Ahora Hernández se dispone a usar su caudal abriendo las toldas de un partido nuevo como si faltaran chiqueros. Sin embargo, casi todos los que votamos su nombre reprimiendo el malestar lo hicimos nada más que para evitarle al país la alternativa de Gustavo Petro, que Dios ayude, por desconfianza en la manida palabra cambio, que según se dice solo ha servido para que todo siga igual, o empeore, y en los grandes propósitos que acabaron muchas veces en grandes fraudes como enseña la historia. La sabiduría del Tao prefiere las pequeñas tareas. La modestia. Los ademanes ampulosos a veces sirven para ocultar la falta de principios.

Es preciso esperar aunque sea de mala gana que el próximo gobierno no se convierta en otra barrabasada en una vida ávida de logros personales. Los verdaderos cambios vienen del desarrollo material, de la historia de las cosas, no del ruido de las masas ni las babas aceitosas de los políticos que lubrican los engranajes del porvenir, que sin embargo siempre chirrían mientras albea. Para transformar la vida están los apartados, cuyos rumores laboriosos apenas se sienten en las peloteras de las plazas.

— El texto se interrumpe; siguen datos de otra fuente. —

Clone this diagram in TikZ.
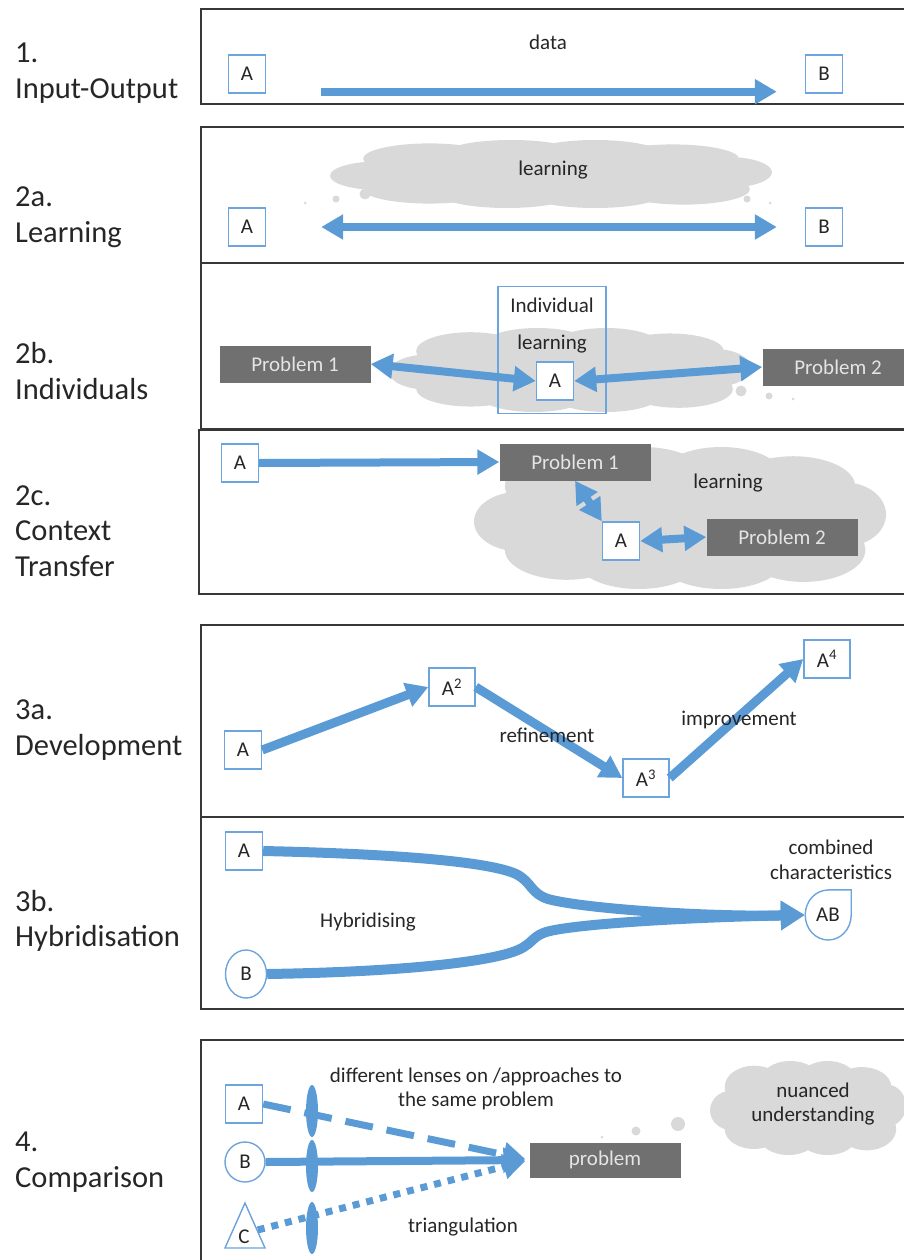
\documentclass[tikz,border=0pt]{standalone}
\usepackage{fontspec}
\setmainfont{Carlito}
\usetikzlibrary{arrows.meta,shapes.geometric}
\definecolor{flowblue}{RGB}{91,155,213}
\definecolor{boxblue}{RGB}{108,164,221}
\definecolor{cloudgray}{RGB}{217,217,217}
\definecolor{probgray}{RGB}{112,112,112}
\definecolor{probtext}{RGB}{228,228,228}
\definecolor{framegray}{RGB}{55,55,55}
\tikzset{
  panel/.style={draw=framegray,line width=1.8pt},
  sidelabel/.style={anchor=west,align=left,inner sep=0pt,
    font=\fontsize{30.5}{35.5}\selectfont,text=black!85},
  txt/.style={font=\fontsize{21}{24.5}\selectfont,text=black!85,align=center,inner sep=0pt},
  item/.style={txt,draw=boxblue,line width=1.4pt,fill=white,minimum width=37pt,minimum height=38pt},
  rounditem/.style={item,ellipse},
  problem/.style={txt,fill=probgray,text=probtext,minimum width=151pt,minimum height=37pt},
  bubble/.style={fill=cloudgray},
  flow/.style={draw=flowblue,line width=8pt,>={Triangle[length=22pt,width=24pt]}},
  % a cloud in a unit box, scaled where it is used
  puff/.pic={
    \fill[cloudgray] (0,0) ellipse [x radius=0.82,y radius=0.62] ;
    \foreach \px/\py/\rx/\ry in {-0.78/0.05/0.22/0.42,-0.55/-0.45/0.3/0.45,
        -0.18/-0.6/0.3/0.4,0.2/-0.58/0.3/0.42,0.55/-0.45/0.3/0.42,
        0.8/-0.05/0.2/0.45,0.6/0.45/0.3/0.45,0.2/0.6/0.3/0.4,
        -0.2/0.6/0.3/0.4,-0.55/0.45/0.3/0.42}
      \fill[cloudgray] (\px,\py) ellipse [x radius=\rx,y radius=\ry] ;
  }
}
\begin{document}
\begin{tikzpicture}[x=1pt,y=-1pt]
        \useasboundingbox (0,0) rectangle (904,1260) ;
        \clip (0,0) rectangle (904,1260) ;
        % side labels
        \node[sidelabel] (t1) at (15,73) {1.\\Input-Output} ;
        \node[sidelabel] (t2a) at (15,217) {2a.\\Learning} ;
        \node[sidelabel] (t2b) at (15,371) {2b.\\Individuals} ;
        \node[sidelabel] (t2c) at (15,531) {2c.\\Context\\Transfer} ;
        \node[sidelabel] (t3a) at (15,730) {3a.\\Development} ;
        \node[sidelabel] (t3b) at (15,921) {3b.\\Hybridisation} ;
        \node[sidelabel] (t4) at (15,1162) {4.\\Comparison} ;
        % 1. input-output
        \draw[panel] (201,9) rectangle (915,104) ;
        \node[item] (A1) at (247,74) {A} ;
        \node[item] (B1) at (824,74) {B} ;
        \node[txt] (data) at (548,42) {data} ;
        \draw[flow,->,shorten <=55pt,shorten >=28pt]
        ([yshift=2pt]A1.south east) -- ([yshift=2pt]B1.south west) ;
        % 2a. learning
        \draw[panel] (201,127) rectangle (915,263) ;
        \pic[xscale=221,yscale=34] at (551,174) {puff} ;
        \node[txt] (learn2a) at (553,170) {learning} ;
        \foreach \dx/\dy/\r in {305/203/1.5,336/199/3.5,365/194/5.5,720/194/5.5,747/199/3.5,770/203/1.5}
          \fill[bubble] (\dx,\dy) circle (\r) ;
        \node[item] (A2a) at (247,227) {A} ;
        \node[item] (B2a) at (824,227) {B} ;
        \draw[flow,<->,shorten <=55pt,shorten >=28pt] (A2a) -- (B2a) ;
        % 2b. individuals
        \draw[panel] (201,263) rectangle (915,429) ;
        \pic[xscale=181,yscale=42] at (570,370) {puff} ;
        \foreach \dx/\dy/\r in {741/391/5.5,769/396/3.5,793/399/1.5}
          \fill[bubble] (\dx,\dy) circle (\r) ;
        \node[draw=boxblue,line width=1.4pt,minimum width=108pt,minimum height=127pt] (frame2b) at (552,350) {} ;
        \node[txt] (indiv) at (552,305) {Individual} ;
        \node[txt] (learn2b) at (552,344) {learning} ;
        \node[item] (Ab) at (555,381) {A} ;
        \node[problem] (P1b) at (295,364) {Problem 1} ;
        \node[problem] (P2b) at (838,367) {Problem 2} ;
        \draw[flow,<->] (P1b.east) -- (Ab.west) ;
        \draw[flow,<->] (Ab.east) -- (P2b.west) ;
        % 2c. context transfer
        \draw[panel] (199,430) rectangle (915,594) ;
        \pic[xscale=206,yscale=71] at (680,518) {puff} ;
        \node[item] (Ac) at (240,463) {A} ;
        \node[problem] (P1c) at (575,462) {Problem 1} ;
        \node[txt] (learn2c) at (728,483) {learning} ;
        \node[item] (A2c) at (621,541) {A} ;
        \node[problem] (P2c) at (782,537) {Problem 2} ;
        \draw[flow,->] (Ac.east) -- (P1c.west) ;
        \draw[flow,<->] (P1c.south) -- (A2c.north west) ;
        \draw[flow,<->] (A2c.east) -- (P2c.west) ;
        % 3a. development
        \draw[panel] (201,625) rectangle (915,817) ;
        \node[item] (D1) at (243,750) {A} ;
        \node[item,minimum width=46pt] (D2) at (452,687) {A\textsuperscript{2}} ;
        \node[item,minimum width=46pt] (D3) at (646,778) {A\textsuperscript{3}} ;
        \node[item,minimum width=46pt] (D4) at (827,659) {A\textsuperscript{4}} ;
        \draw[flow,->,line width=9pt] (D1.east) -- (D2.west) ;
        \draw[flow,->,line width=9pt] (D2.east) -- (D3.west) ;
        \draw[flow,->,line width=9pt] (D3.east) -- (D4.west) ;
        \node[txt] (refine) at (547,735) {refinement} ;
        \node[txt] (improve) at (739,720) {improvement} ;
        % 3b. hybridisation
        \draw[panel] (201,817) rectangle (915,1009) ;
        \node[item] (H1) at (244,851) {A} ;
        \node[rounditem,minimum width=41pt,minimum height=48pt] (H2) at (246,974) {B} ;
        \node[txt,minimum width=46pt,minimum height=50pt] (AB) at (828,915) {AB} ;
        \draw[boxblue,line width=1.4pt] (AB.north) -| (AB.east)
        arc[start angle=0,end angle=270,x radius=23,y radius=25] ;
        \node[txt] (combined) at (831,860) {combined\\characteristics} ;
        \node[txt] (hybrid) at (368,922) {Hybridising} ;
        \draw[flow,->,line width=10pt,>={Triangle[length=24pt,width=28pt]}]
        (H1.east) .. controls (400,854) and (490,862) .. (516,874)
        .. controls (532,882) and (530,893) .. (548,899)
        .. controls (580,908) and (700,917) .. (AB.west) ;
        \draw[flow,->,line width=10pt,>={Triangle[length=24pt,width=28pt]}]
        (H2.east) .. controls (400,972) and (490,962) .. (518,950)
        .. controls (534,943) and (532,935) .. (550,931)
        .. controls (585,923) and (700,917) .. (AB.west) ;
        % 4. comparison
        \draw[panel] (201,1040) rectangle (915,1280) ;
        \pic[xscale=98,yscale=47] at (808,1108) {puff} ;
        \node[txt] (nuanced) at (813,1104) {nuanced\\understanding} ;
        \foreach \dx/\dy/\r in {602/1137/1.5,636/1131/4.5,678/1124/7}
          \fill[bubble] (\dx,\dy) circle (\r) ;
        \node[item] (A4) at (244,1104) {A} ;
        \node[rounditem,minimum width=40pt,minimum height=40pt] (B4) at (245,1162) {B} ;
        \draw[boxblue,line width=1.4pt,fill=white] (225,1248) -- (245,1203) -- (265,1248) -- cycle ;
        \node[txt] (C4) at (244,1237) {C} ;
        \node[problem,minimum height=35pt] (prob) at (605,1160) {problem} ;
        \node[txt] (lenses) at (476,1089) {different lenses on /approaches to\\the same problem} ;
        \node[txt] (triang) at (463,1227) {triangulation} ;
        \draw[flow,->,line width=7pt,dash pattern=on 28pt off 14pt,shorten >=4pt] (A4.east) -- (prob.west) ;
        \draw[flow,->,shorten >=4pt] (B4.east) -- (prob.west) ;
        \draw[flow,->,line width=7pt,dash pattern=on 7pt off 7pt,shorten >=4pt]
        ([xshift=8pt]C4.north east) -- (prob.west) ;
        \foreach \ly in {1111,1166,1228}
          \fill[flowblue] (312,\ly) ellipse [x radius=6,y radius=26] ;
\end{tikzpicture}
\end{document}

Hay muchas pobrezas. Está la gente condenada a gastar toda su vida buscando una sopa. Y la que a veces exhiben tantos en las alturas de los curubos, sudando proteínas, poderosos tractos digestivos coronados por un cerebro en la inopia, sin estrenar, tan estrecho que, como me decía un amigo, no les cabe ninguna duda.

Bienvenidos al futuro. Otra vez. Petro se enfrenta a partir de agosto a una realidad más acuciante que los fantasmas de sus sueños de grandeza, un país en los suburbios de la civilización globalizada, plagado de necesidades. Y probará su cocido. El mismo que le sirvió para nutrir su notoriedad, negando todo, hasta la democracia, que le cumplió, a nuestro pesar, la ambición de ser presidente, como tanto quería.